Tower Group Slams Dateline Special
July 25, 2008
“Tower Dogs,” a recently aired NBC Dateline special examining the daily lives of tower crews was criticized by the National Association of Tower Erectors this week as a “salacious” and “sensationalistic” profile of the profession.
The show, which aired on July 21, was promoted by NBC as “a never-before-seen journey into the perilous world of the tower climbers who work on the frontlines of America’s high-tech communications system.”
“The hour-long broadcast goes up close and personal to give a no-holds-barred look at tower dogs’ lives—up in the air and on the ground,” noted a program listing on msnbc.com. “We experience their on-the-job tension and watch them work hard, play hard, and mourn when they lose one of their own.”
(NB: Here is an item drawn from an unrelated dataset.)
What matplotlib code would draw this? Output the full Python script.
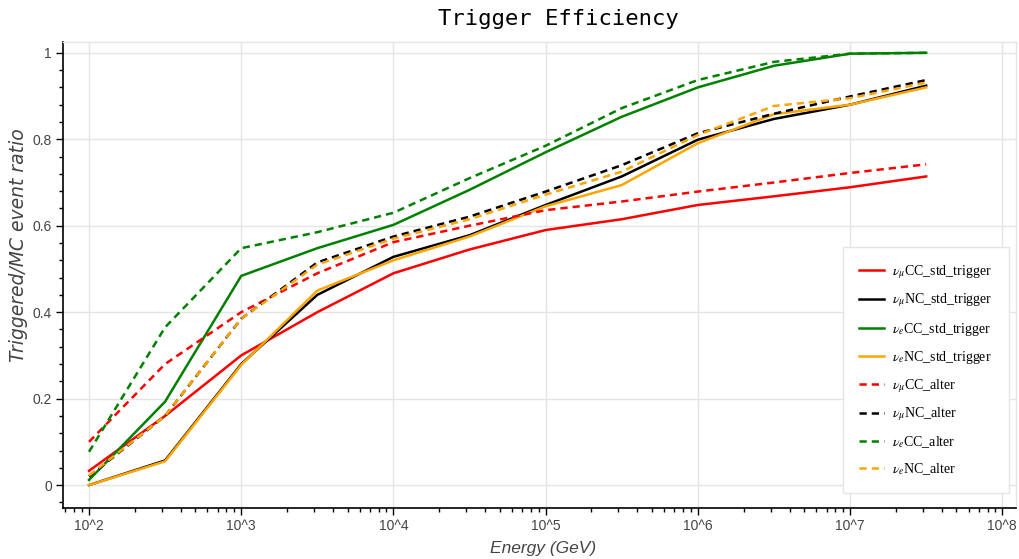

NATE took exception to the program’s direction, however, accusing Dateline of accentuating “stereotypes” about the profession of tower climbing and focusing more on the crews’ efforts to bypass safety rules in favor of creating an entertaining program.
“It’s clear that the purpose of this reality show format was to entertain at the cost of the industry’s reputation,” the association said in a statement. “By focusing on generalized stereotypes of our industry, the piece only showed a caricature of tower climbers rather than an accurate portrayal and presented a stilted view of the real-world situations that tower climbers face daily.”
Kevin Hayden, board member and founding member of NATE was interviewed for the show but the association accused Dateline of editing out many of his comments about the importance of safety.
NATE said it was not involved with the production of the show.